How Menus Work - Part 1

Video, Subpictures, and Buttons

These are the three main ingredients for any menu. We'll talk about some special features of video and subpictures that make menus possible, and then describe the buttons themselves. All of the information specific to menus is contained in the PCI packet, part of the NAV Pack.

The Video

Video forms the bottom visual layer, and combined with the audio determines the nature of the menu. What is most often considered a menu will have audio/video that is a loop or a still, this includes motion video that eventually freezes. It is also possible to make a menu using normal motion video that does not loop or still. This is rare in the "menu" context, but is the mechanism used for "button over video".

The Subpicture

The subpicture graphic is used by menus to define the four colors of the buttons. What is difficult for most beginners to understand is that the color associated with the pixel value changes according to the "state" of the button. Subpictures can be used in many creative ways to draw attention to the selected button. Some menus use rectangles around text in the video layer to indicate where the button is. Others use icons next to a button graphic (again, in the video level). And others take advantage of the alpha blending to hide and uncover buttons in the video layer.

The color schemes and lookup tables

The base layer of the subpicture is used for buttons in the "normal" state, and for all areas not designated as part of any button. This works like a normal subpicture, using the
CLUT of the menu PGC as indexed by Set Color and Set Contr commands (this is covered in How Subpictures Work, Part 2). However, to find the "selected" or "actioned" button, the pixels take on different color/transparency values. It would be nice, but overkill, if we could define these two other color palettes individually for each button. Instead, there are three color schemes, and each button can be assigned to one of them, or no color scheme (turning of the "selected" and "action" color changes) defined in the Button Information Table.

And now - Buttons

As you can see from the
Button Information Table there's a lot more to a button than just some color changes.

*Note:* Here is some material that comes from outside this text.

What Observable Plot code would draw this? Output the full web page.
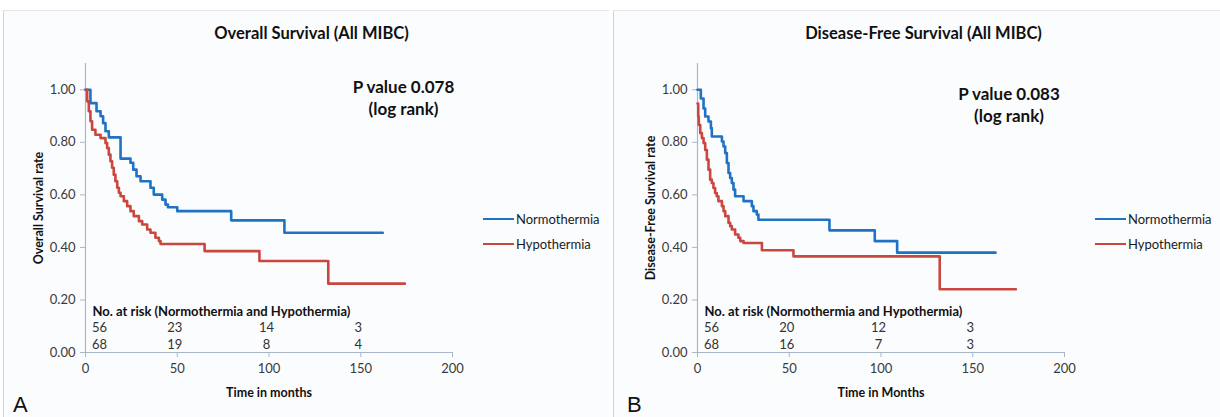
<!DOCTYPE html>
<html>
<head>
<meta charset="utf-8">
<script src="https://cdn.jsdelivr.net/npm/d3@7"></script>
<script src="https://cdn.jsdelivr.net/npm/@observablehq/plot@0.6"></script>
<style>
  body { margin: 0; background: #ffffff; font-family: Lato, "Open Sans", sans-serif; }
  #root { position: relative; width: 1220px; height: 417px; overflow: hidden; background: #ffffff; }
  .panel { position: absolute; top: 10px; height: 407px; background: #fbfcfd; box-sizing: border-box;
           border-left: 1px solid #cdd3d9; border-top: 1px solid #e2e6ea; }
  .plotbox { position: absolute; top: 10px; }
  .legend { position: absolute; display: flex; align-items: center; font-size: 13px; color: #1a1a1a;
            font-family: Lato, sans-serif; line-height: 16px; }
  .legend .sw { display: inline-block; width: 31px; height: 0; border-top: 2.6px solid; margin-right: 2px; }
  .letter { position: absolute; font-family: "Liberation Sans", Arial, sans-serif; font-size: 22px; color: #111; line-height: 22px; }
</style>
</head>
<body>
<div id="root"></div>
<script>
// ---------- shared categories / ticks ----------
const groups = ["Normothermia", "Hypothermia"];
const groupColors = ["#1f72c4", "#c9473f"];
const xTicks = [0, 50, 100, 150, 200];
const yTicks = [0, 0.2, 0.4, 0.6, 0.8, 1.0];
const riskTimes = [0, 50, 100, 150];

// ---------- Panel A: Overall Survival ----------
const osTitle = "Overall Survival (All MIBC)";
const osYLabel = "Overall Survival rate";
const osXLabel = "Time in months";
const osPValue = ["P value 0.078", "(log rank)"];
const osNormTime = [0, 2.7, 6.0, 8.2, 9.6, 10.9, 12.7, 19.1, 24.5, 26.0, 27.8, 30.0, 35.4, 37.2, 41.8, 43.6, 44.9, 50.0, 79.4, 108.4, 162.0];
const osNormSurv = [1.00, 0.949, 0.918, 0.899, 0.873, 0.842, 0.819, 0.738, 0.722, 0.696, 0.671, 0.652, 0.627, 0.601, 0.582, 0.563, 0.553, 0.538, 0.503, 0.456, 0.456];
const osHypoTime = [0, 0.9, 1.8, 2.7, 3.6, 5.4, 8.2, 10.9, 11.8, 12.7, 13.6, 14.5, 15.4, 16.3, 17.3, 18.2, 19.1, 20.9, 22.7, 24.5, 26.3, 29.1, 30.9, 33.6, 35.4, 38.1, 40.0, 40.9, 64.9, 94.8, 132.3, 174.0];
const osHypoSurv = [1.00, 0.956, 0.918, 0.880, 0.848, 0.829, 0.816, 0.797, 0.778, 0.753, 0.728, 0.703, 0.677, 0.652, 0.627, 0.608, 0.595, 0.576, 0.557, 0.538, 0.519, 0.500, 0.487, 0.468, 0.456, 0.437, 0.424, 0.413, 0.386, 0.348, 0.262, 0.262];
const osRiskNorm = [56, 23, 14, 3];
const osRiskHypo = [68, 19, 8, 4];

// ---------- Panel B: Disease-Free Survival ----------
const dfsTitle = "Disease-Free Survival (All MIBC)";
const dfsYLabel = "Disease-Free Survival rate";
const dfsXLabel = "Time in Months";
const dfsPValue = ["P value 0.083", "(log rank)"];
const dfsNormTime = [0, 1.8, 3.3, 4.2, 6.0, 7.3, 7.8, 13.3, 14.2, 15.1, 16.0, 16.9, 17.8, 18.7, 19.6, 20.5, 25.1, 29.6, 30.5, 32.3, 33.2, 71.9, 96.6, 108.8, 162.4];
const dfsNormSurv = [1.00, 0.967, 0.929, 0.898, 0.879, 0.854, 0.822, 0.803, 0.784, 0.759, 0.721, 0.683, 0.664, 0.645, 0.620, 0.595, 0.576, 0.557, 0.538, 0.525, 0.505, 0.465, 0.424, 0.380, 0.380];
const dfsHypoTime = [0, 0.4, 0.7, 1.5, 2.4, 3.3, 4.2, 5.1, 6.0, 6.9, 7.8, 8.7, 9.6, 10.5, 11.4, 13.3, 14.2, 15.1, 16.9, 17.8, 18.7, 20.5, 22.3, 23.3, 25.1, 35.1, 52.3, 132.0, 173.5];
const dfsHypoSurv = [0.948, 0.898, 0.866, 0.835, 0.816, 0.797, 0.771, 0.734, 0.696, 0.658, 0.645, 0.626, 0.607, 0.595, 0.576, 0.557, 0.538, 0.519, 0.494, 0.481, 0.468, 0.449, 0.437, 0.424, 0.417, 0.389, 0.366, 0.241, 0.241];
const dfsRiskNorm = [56, 20, 12, 3];
const dfsRiskHypo = [68, 16, 7, 3];

const riskHeader = "No. at risk (Normothermia and Hypothermia)";

const axisColor = "#a8b8c8";
const tickText = "#3a3a3a";
const root = document.getElementById("root");

function addDiv(cls, styles, html) {
  const d = document.createElement("div");
  d.className = cls;
  Object.assign(d.style, styles);
  if (html != null) d.innerHTML = html;
  root.appendChild(d);
  return d;
}

function makePanel(cfg) {
  const curves = [];
  cfg.normTime.forEach((t, i) => curves.push({group: groups[0], t, s: cfg.normSurv[i]}));
  cfg.hypoTime.forEach((t, i) => curves.push({group: groups[1], t, s: cfg.hypoSurv[i]}));
  const risk1 = riskTimes.map((t, i) => ({t, n: String(cfg.riskNorm[i])}));
  const risk2 = riskTimes.map((t, i) => ({t, n: String(cfg.riskHypo[i])}));
  const mid = {lineAnchor: "middle"};

  const chart = Plot.plot({
    width: cfg.width,
    height: 407,
    marginLeft: cfg.marginLeft,
    marginRight: cfg.marginRight,
    marginTop: 53,
    marginBottom: 65,
    style: {background: "transparent", fontFamily: "Lato, 'Open Sans', sans-serif", fontSize: "13px", color: tickText, overflow: "visible"},
    x: {domain: [0, 200], label: null},
    y: {domain: [0, 1.1], label: null},
    color: {domain: groups, range: groupColors},
    marks: [
      Plot.ruleX([0], {stroke: axisColor, strokeWidth: 1.2}),
      Plot.ruleY([0], {stroke: axisColor, strokeWidth: 1.2}),
      Plot.axisX({ticks: xTicks, tickSize: 5, tickPadding: 6, stroke: axisColor, fill: tickText, label: null, fontSize: 13}),
      Plot.axisY({ticks: yTicks, tickSize: 5, tickPadding: 5, stroke: axisColor, fill: tickText, tickFormat: d3.format(".2f"), label: null, fontSize: 13}),
      Plot.line(curves, {x: "t", y: "s", z: "group", stroke: "group", curve: "step-after", strokeWidth: 2.6}),
      // titles & labels
      Plot.text([cfg.title], {...mid, frameAnchor: "top", dx: 42.5, dy: -30, fontWeight: "bold", fontSize: 16.5, fill: "#111"}),
      Plot.text([cfg.yLabel], {...mid, frameAnchor: "left", textAnchor: "middle", dx: -47, rotate: -90, fontWeight: "bold", fontSize: 12.5, fill: "#111"}),
      Plot.text([cfg.xLabel], {...mid, frameAnchor: "bottom", dy: 40, fontWeight: "bold", fontSize: 12.5, fill: "#111"}),
      Plot.text([cfg.pValue[0]], {...mid, frameAnchor: "top", dx: cfg.pdx, dy: cfg.pdy, fontWeight: "bold", fontSize: 17, fill: "#111"}),
      Plot.text([cfg.pValue[1]], {...mid, frameAnchor: "top", dx: cfg.pdx, dy: cfg.pdy + 22.5, fontWeight: "bold", fontSize: 17, fill: "#111"}),
      // at-risk table
      Plot.text([riskHeader], {...mid, frameAnchor: "bottom-left", textAnchor: "start", dx: 7, dy: -41, fontWeight: "bold", fontSize: 13, fill: "#111"}),
      Plot.text(risk1, {...mid, x: "t", text: "n", frameAnchor: "bottom", filter: d => d.t === 0, dx: 14, dy: -25, fontSize: 13, fill: "#333"}),
      Plot.text(risk1, {...mid, x: "t", text: "n", frameAnchor: "bottom", filter: d => d.t !== 0, dx: -2.5, dy: -25, fontSize: 13, fill: "#333"}),
      Plot.text(risk2, {...mid, x: "t", text: "n", frameAnchor: "bottom", filter: d => d.t === 0, dx: 14, dy: -8, fontSize: 13, fill: "#333"}),
      Plot.text(risk2, {...mid, x: "t", text: "n", frameAnchor: "bottom", filter: d => d.t !== 0, dx: -2.5, dy: -8, fontSize: 13, fill: "#333"})
    ]
  });

  addDiv("panel", {left: cfg.panelLeft + "px", width: cfg.panelWidth + "px"});
  const box = addDiv("plotbox", {left: cfg.left + "px"});
  box.appendChild(chart);

  const frameRight = cfg.left + cfg.width - cfg.marginRight;
  groups.forEach((g, i) => {
    addDiv("legend", {left: (frameRight + 31) + "px", top: (211 + i * 25) + "px"},
      `<span class="sw" style="border-top-color:${groupColors[i]}"></span><span>${g}</span>`);
  });
  addDiv("letter", {left: cfg.letterLeft + "px", top: "394px"}, cfg.letter);
}

makePanel({
  title: osTitle, yLabel: osYLabel, xLabel: osXLabel, pValue: osPValue,
  normTime: osNormTime, normSurv: osNormSurv, hypoTime: osHypoTime, hypoSurv: osHypoSurv,
  riskNorm: osRiskNorm, riskHypo: osRiskHypo,
  left: 4, width: 604, marginLeft: 81, marginRight: 156,
  panelLeft: 3, panelWidth: 606, pdx: 134.5, pdy: 24, letter: "A", letterLeft: 13
});
makePanel({
  title: dfsTitle, yLabel: dfsYLabel, xLabel: dfsXLabel, pValue: dfsPValue,
  normTime: dfsNormTime, normSurv: dfsNormSurv, hypoTime: dfsHypoTime, hypoSurv: dfsHypoSurv,
  riskNorm: dfsRiskNorm, riskHypo: dfsRiskHypo,
  left: 614, width: 606, marginLeft: 83, marginRight: 156,
  panelLeft: 613, panelWidth: 607, pdx: 128, pdy: 31, letter: "B", letterLeft: 627
});
</script>
</body>
</html>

The first thing we need to know is where these color changes are to take place. This is a rectangle described by Starting X, Ending X, Starting Y, and Ending Y. These areas can overlap, and combined with different color schemes for the overlapped areas, can be used very creatively.
The next thing that the table contains is used for navigation by the cursor keys (or joystick on some players), it gives the next button above, below, to the left, and to the right of the button being described. As you can see, the player knows nothing of the geometry, and some bizarre navigation can be defined here.
The last thing in the table is one, yes only one, command to execute if the button is actioned. Does this sound restrictive? Well, it's really not. Most commands can do more than one thing, such as go to another menu and define the button to be selected (also called highlighted) on entry.


Normally when a button is selected, it changes color, and waits for the user to press "enter" on the remote. Setting the Auto-Action flag for a button eliminates the need to press "enter", simply selecting the button (usually by the numeric keypad) causes it to execute its command. There are other uses, such as entering a numeric password, as the command (or series of cell commands) need not cause you to leave the menu. A simple numeric entry menu would show a numeric keypad and "enter" key, each numeric button would then execute cell commands to multiply the sum (preset to zero by the pre commands) by 10 and add the value of the new key.

Display Modes

If you read up on subpictures, you know that 16:9 video can have up to three display modes permitted, and there can be a separate subpicture for each. To make sure the button rectangles also end up in the right place, 16:9 menus can have up to three groups of buttons. The groups are formed by dividing the 36 buttons amongst the modes. If there are two display modes, then each has 18 buttons. If there are three display modes, each has 12 buttons. Although conventionally the buttons of each display mode do the same thing, it is not a requirement. So you could make a menu with different capabilities based on the current display mode. This really makes sense if the menu is for selecting the display mode, but can be used anytime.